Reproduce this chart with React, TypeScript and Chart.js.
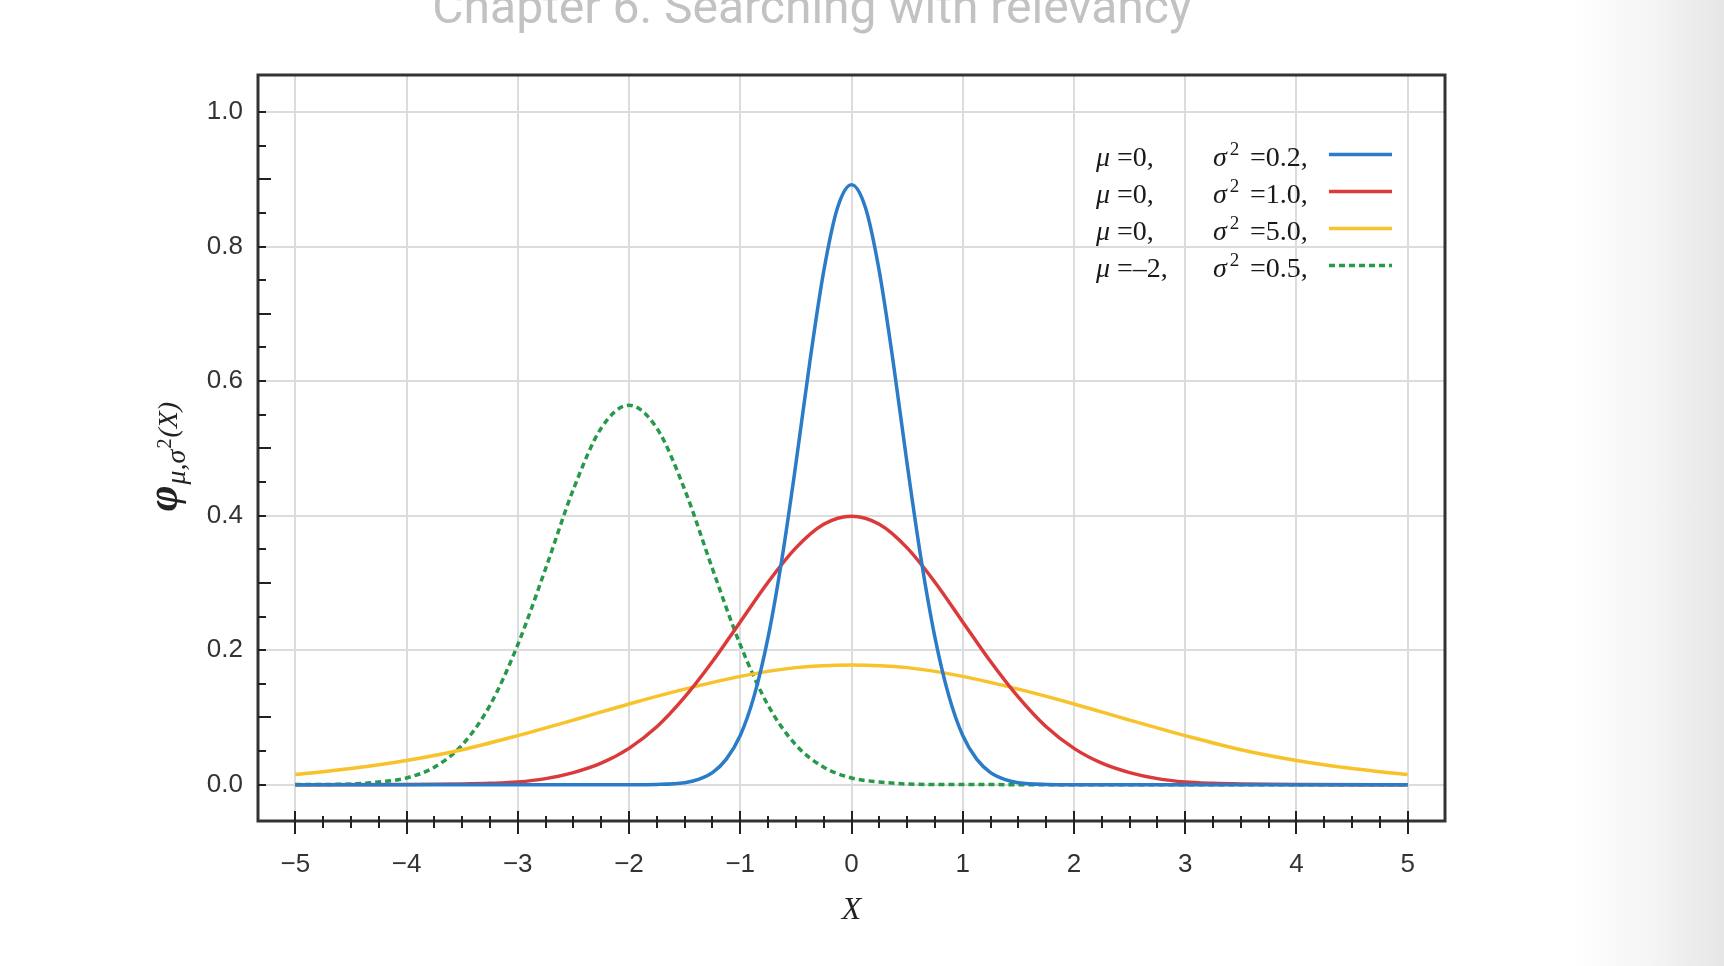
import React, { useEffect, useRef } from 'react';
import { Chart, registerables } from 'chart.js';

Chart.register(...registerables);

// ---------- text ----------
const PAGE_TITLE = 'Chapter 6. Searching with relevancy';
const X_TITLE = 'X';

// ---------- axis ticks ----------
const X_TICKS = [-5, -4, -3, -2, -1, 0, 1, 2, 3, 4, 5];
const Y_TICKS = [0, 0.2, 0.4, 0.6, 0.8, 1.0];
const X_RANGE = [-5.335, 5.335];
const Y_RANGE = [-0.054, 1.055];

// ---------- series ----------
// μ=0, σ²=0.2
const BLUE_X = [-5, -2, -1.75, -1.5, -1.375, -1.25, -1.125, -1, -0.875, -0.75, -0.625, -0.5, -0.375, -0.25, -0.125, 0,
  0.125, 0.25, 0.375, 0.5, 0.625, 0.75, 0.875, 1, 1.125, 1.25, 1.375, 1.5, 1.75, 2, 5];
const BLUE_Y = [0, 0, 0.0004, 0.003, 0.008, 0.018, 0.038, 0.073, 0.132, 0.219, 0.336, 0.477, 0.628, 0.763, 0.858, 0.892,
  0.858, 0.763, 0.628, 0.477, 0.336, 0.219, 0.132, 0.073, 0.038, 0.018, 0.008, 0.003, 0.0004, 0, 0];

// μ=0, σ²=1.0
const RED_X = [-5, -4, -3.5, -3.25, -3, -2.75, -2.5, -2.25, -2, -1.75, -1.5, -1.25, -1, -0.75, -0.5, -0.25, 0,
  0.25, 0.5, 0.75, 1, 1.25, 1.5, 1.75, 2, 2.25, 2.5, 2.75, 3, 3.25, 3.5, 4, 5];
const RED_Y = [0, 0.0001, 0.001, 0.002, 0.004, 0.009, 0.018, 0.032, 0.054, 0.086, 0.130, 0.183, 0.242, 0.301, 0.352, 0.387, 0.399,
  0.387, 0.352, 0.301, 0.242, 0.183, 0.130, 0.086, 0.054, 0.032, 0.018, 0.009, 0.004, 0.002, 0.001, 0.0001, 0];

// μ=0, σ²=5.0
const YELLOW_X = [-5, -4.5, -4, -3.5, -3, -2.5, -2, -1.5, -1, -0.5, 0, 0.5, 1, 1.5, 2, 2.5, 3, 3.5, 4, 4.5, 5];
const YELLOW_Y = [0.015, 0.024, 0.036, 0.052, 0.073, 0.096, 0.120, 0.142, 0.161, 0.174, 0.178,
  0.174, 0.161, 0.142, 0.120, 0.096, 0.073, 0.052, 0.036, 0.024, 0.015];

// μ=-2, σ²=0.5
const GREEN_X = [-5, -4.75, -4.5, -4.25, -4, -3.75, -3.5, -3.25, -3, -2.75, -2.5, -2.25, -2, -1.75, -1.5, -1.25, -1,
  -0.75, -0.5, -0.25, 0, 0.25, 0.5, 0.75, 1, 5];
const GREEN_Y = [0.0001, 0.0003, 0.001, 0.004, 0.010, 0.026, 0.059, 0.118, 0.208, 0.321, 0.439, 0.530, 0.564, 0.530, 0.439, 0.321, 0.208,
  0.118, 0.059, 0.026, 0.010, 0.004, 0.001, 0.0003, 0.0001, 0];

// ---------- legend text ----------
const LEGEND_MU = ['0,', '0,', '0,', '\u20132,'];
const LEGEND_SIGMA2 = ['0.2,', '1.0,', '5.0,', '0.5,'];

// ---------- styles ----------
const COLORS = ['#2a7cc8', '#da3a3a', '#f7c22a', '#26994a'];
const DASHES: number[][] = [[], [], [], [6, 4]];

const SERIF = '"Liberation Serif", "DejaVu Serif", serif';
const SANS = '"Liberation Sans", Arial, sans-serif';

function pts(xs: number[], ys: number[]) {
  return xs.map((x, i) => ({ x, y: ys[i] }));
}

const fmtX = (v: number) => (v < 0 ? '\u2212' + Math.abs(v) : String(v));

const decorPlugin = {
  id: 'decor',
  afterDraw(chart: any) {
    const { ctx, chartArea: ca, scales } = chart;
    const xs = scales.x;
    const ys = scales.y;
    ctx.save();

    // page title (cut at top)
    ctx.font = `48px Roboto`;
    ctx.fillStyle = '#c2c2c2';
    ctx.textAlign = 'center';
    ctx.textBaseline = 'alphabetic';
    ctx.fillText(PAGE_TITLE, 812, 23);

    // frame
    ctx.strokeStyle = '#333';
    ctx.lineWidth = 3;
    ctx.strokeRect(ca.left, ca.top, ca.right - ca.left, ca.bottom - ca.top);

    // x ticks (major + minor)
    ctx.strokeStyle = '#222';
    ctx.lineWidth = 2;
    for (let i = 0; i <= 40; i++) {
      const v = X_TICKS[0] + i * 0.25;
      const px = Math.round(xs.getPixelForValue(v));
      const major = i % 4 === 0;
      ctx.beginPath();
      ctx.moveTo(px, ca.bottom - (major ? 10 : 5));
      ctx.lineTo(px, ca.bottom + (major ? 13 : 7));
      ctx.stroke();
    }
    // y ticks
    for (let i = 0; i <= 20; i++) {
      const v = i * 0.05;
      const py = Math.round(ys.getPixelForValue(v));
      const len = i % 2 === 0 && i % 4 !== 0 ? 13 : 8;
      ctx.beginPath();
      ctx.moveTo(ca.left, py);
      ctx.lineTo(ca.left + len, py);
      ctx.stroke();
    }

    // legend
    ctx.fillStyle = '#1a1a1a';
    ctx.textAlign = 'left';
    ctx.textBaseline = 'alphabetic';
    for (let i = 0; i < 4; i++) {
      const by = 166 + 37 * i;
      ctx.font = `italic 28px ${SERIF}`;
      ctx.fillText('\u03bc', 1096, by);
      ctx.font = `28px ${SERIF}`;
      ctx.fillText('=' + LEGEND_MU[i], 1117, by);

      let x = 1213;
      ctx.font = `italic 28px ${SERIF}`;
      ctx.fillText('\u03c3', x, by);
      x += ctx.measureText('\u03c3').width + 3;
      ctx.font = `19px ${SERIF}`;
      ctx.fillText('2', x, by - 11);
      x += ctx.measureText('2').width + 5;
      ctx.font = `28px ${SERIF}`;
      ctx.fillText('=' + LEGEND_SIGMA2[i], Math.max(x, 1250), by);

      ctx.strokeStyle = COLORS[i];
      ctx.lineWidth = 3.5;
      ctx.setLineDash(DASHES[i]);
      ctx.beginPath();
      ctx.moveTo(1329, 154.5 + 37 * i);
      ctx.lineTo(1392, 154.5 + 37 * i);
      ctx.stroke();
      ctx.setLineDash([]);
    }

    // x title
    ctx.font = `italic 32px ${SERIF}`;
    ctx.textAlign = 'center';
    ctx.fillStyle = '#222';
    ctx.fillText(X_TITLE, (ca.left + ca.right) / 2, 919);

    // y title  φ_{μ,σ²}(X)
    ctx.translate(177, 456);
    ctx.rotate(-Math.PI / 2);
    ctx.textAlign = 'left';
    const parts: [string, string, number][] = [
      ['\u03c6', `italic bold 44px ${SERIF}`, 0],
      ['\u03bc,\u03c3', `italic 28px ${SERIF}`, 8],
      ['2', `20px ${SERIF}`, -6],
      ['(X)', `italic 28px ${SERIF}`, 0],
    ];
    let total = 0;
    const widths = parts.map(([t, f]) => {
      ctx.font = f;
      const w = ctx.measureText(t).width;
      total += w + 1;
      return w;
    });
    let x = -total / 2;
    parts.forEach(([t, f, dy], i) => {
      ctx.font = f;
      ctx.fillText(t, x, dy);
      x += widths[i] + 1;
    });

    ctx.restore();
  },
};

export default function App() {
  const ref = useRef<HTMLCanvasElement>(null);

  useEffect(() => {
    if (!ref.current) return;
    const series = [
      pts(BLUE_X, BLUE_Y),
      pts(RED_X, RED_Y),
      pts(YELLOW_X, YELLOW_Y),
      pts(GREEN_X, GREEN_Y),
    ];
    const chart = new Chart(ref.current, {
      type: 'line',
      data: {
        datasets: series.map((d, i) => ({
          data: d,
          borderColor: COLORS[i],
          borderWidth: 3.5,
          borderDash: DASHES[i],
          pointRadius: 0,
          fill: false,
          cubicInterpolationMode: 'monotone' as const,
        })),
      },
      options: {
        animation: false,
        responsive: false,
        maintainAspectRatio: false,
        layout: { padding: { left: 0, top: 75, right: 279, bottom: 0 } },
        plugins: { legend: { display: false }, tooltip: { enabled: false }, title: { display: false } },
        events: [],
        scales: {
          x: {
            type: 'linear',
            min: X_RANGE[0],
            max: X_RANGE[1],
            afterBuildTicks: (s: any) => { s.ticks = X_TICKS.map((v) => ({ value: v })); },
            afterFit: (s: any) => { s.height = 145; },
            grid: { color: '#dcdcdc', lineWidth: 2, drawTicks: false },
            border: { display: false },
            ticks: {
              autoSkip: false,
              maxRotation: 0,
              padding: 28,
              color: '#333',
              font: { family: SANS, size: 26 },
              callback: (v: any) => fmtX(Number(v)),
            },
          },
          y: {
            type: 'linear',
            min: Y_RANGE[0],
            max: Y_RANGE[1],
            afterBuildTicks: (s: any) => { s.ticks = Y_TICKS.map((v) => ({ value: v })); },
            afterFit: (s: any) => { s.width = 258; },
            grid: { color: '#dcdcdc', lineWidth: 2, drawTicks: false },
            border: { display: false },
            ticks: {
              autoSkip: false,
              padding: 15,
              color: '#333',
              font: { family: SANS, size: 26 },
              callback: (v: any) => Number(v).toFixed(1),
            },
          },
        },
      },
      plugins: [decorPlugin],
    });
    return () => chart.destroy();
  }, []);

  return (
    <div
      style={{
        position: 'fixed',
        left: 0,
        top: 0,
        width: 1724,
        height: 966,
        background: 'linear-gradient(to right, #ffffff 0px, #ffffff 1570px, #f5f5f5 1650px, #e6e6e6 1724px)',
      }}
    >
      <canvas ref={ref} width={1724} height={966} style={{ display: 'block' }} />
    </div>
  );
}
□ □ □
Give again, word for word, every line from the top of the data through the line with "0.0004, 0, 0];", both ends included, and exclude the pictures.

## Task result
Reproduce this chart with React, TypeScript and Chart.js.
import React, { useEffect, useRef } from 'react';
import { Chart, registerables } from 'chart.js';

Chart.register(...registerables);

// ---------- text ----------
const PAGE_TITLE = 'Chapter 6. Searching with relevancy';
const X_TITLE = 'X';

// ---------- axis ticks ----------
const X_TICKS = [-5, -4, -3, -2, -1, 0, 1, 2, 3, 4, 5];
const Y_TICKS = [0, 0.2, 0.4, 0.6, 0.8, 1.0];
const X_RANGE = [-5.335, 5.335];
const Y_RANGE = [-0.054, 1.055];

// ---------- series ----------
// μ=0, σ²=0.2
const BLUE_X = [-5, -2, -1.75, -1.5, -1.375, -1.25, -1.125, -1, -0.875, -0.75, -0.625, -0.5, -0.375, -0.25, -0.125, 0,
  0.125, 0.25, 0.375, 0.5, 0.625, 0.75, 0.875, 1, 1.125, 1.25, 1.375, 1.5, 1.75, 2, 5];
const BLUE_Y = [0, 0, 0.0004, 0.003, 0.008, 0.018, 0.038, 0.073, 0.132, 0.219, 0.336, 0.477, 0.628, 0.763, 0.858, 0.892,
  0.858, 0.763, 0.628, 0.477, 0.336, 0.219, 0.132, 0.073, 0.038, 0.018, 0.008, 0.003, 0.0004, 0, 0];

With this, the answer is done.